Traditional single Insertion method
The traditional method of toasting. You simply adjust the toaster setting so that it pops up cooked to perfection. At least, that’s the idea. The reality is that several factors usually result in very uneven toasting.
- Basic toaster settings
- No special training required
- Uneven toasting (unless you use the Breville Toastmatic 4000)
Double insertion method (mid-stage horizontal rotation)
The first level of advanced toast-making. The toaster is set to half the standard setting, and when it pops out midway you rotate the bread horizontally before reinserting for the second stage.
- Consistent toasting on both sides
- Top of bread often toasted more than bottom
- Inexperienced users can burn their fingers at the midway stage
- Basic training required
The Uther Henge Flip (mid-stage vertical rotation)
The pinnacle of practical toast-making. This is a simple improvement over the horizontal double insertion method. The introduction of a vertical flip creates fantastic toast.
- Consistent toasting top to bottom on both sides
- Resetting toaster to half the single insertion value confuses other toaster users who have to be forcefully inducted into the ways of the Uther Henge Flip.
Horizontal rotation followed by vertical flip followed by second vertical flip
This over-elaborate method of toasting results in the most consistent browning but is so complex that most people get worse results than the traditional single insertion method.
- Incredibly even toasting
- Requires quadruple insertion
- Many novices fail to observe the rule that bread should be inserted either once, or an even number of times, but never an odd number, unless of course you introduce a final finishing off phase to remedy any inconsistencies
- Setting the toaster becomes very complex
- Toaster needs to be reset for subsequent slices to prevent over-cooking
- Constant monitoring necessary to avoid burning
- Many people forget how many toast rotations they have performed because they are distracted by other events in the kitchen
Factors to consider
Is your bread sliced by hand or machine?
Hand-slicing is less consistent than machine-slicing and the raised areas can become especially burnt. But you may be able to spread more Hobgoblin Marmalade on hand-sliced bread because it has a greater surface area. Experts call this the Goblin Ratio.

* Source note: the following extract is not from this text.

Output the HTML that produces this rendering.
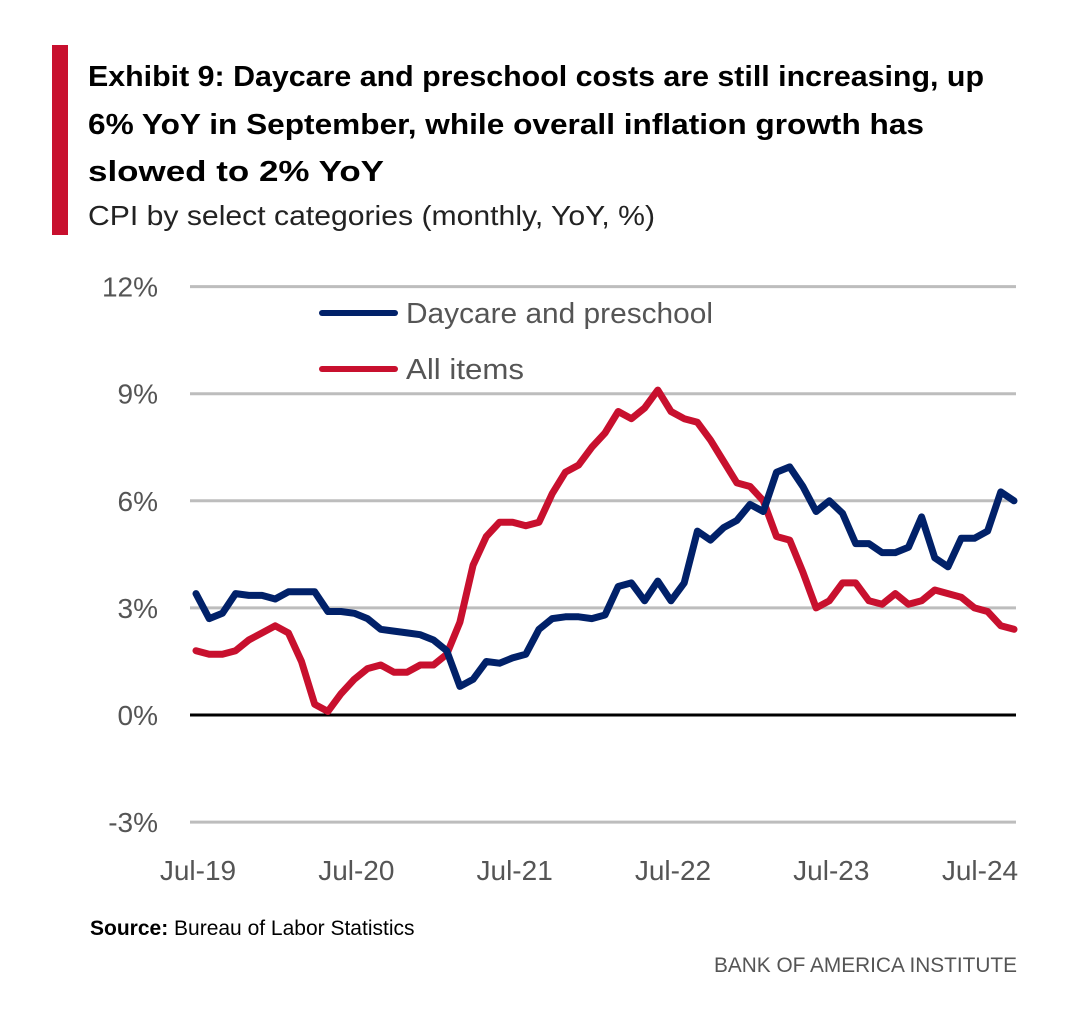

Is the bread thicker at one end than the other?
This can have a massive impact on the flow of hot air through your toaster, disrupting your calculations. You may be wise to set some time aside for wind-tunnel testing if your slices of bread are particularly wedge-shaped.
Who is Uther Henge?
Uther Henge is the chief mystics consultant for the National Trust stationed permanently at their gift shop at Glastonbury Tor. If you visit St. Michael’s Tower on top of Glastonbury Tor you can experience the Making Toast Through The Ages display at which Uther Henge gives a twice-daily lecture Toast, the Tor, Past Present and Future. Henge invented the Uther Henge Flip during one of his lectures when he realised that this unintuitive method of rotating bread resulted in a better and more consistent slice of toast.